The premiums paid under these investment plans qualify for deduction under section 80C of the Income Tax Act, 1961 up to applicable limits. This means that the policyholder is not taxed on the funds invested upto the exemption limit under section 80C and cannot exceed that statutory limit. In addition, the pay-out received on maturity is exempted from taxes under section 10(10D) of the IT Act.
In the India market today, there are several insurance companies that provide plans with comprehensive coverage, good returns on investment and life insurance coverage all rolled into one. Given the fact that there are so many good plans available, it is essential for the investor/insured to compare the available plans and then choose the ideal one suited for their requirements. With the increasing use of technology, such comparison sites are available online that allow you to relax at home/office and choose the best plan.
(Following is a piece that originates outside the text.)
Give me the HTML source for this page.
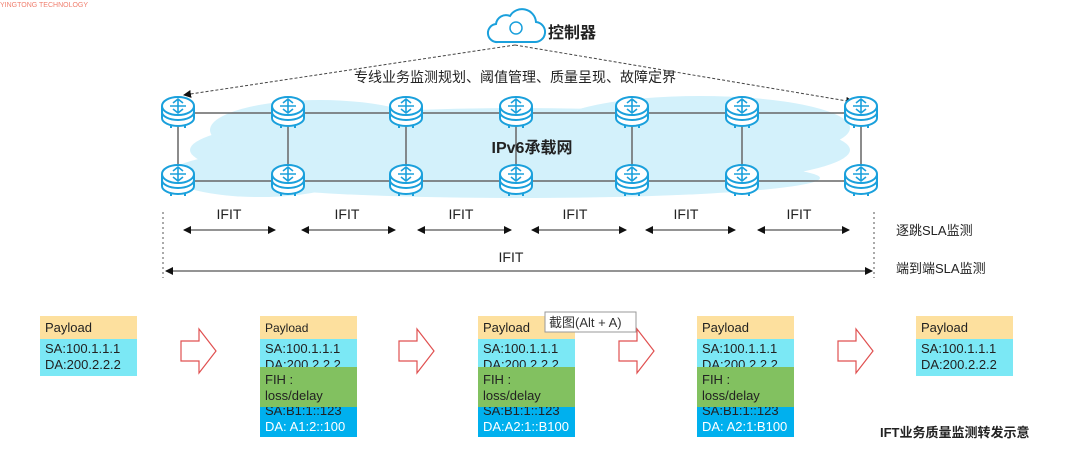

Selecting the best investment plan is an important decision since there are no investment plans which is completely secure. There is always be an element of risk which is associated with each plan. There will also be different covers, add ons, inclusions and exclusions that the insured should go through before settling on the ideal plan. Risk and Returns always work in tandem, with better returns on the plans with a higher element of risk. It is also wrong to assume that all plans with better returns are much riskier than the ones with less returns. IT could be that the insurance company has managed their portfolio better to be able to provide higher returns without significantly increasing the risk.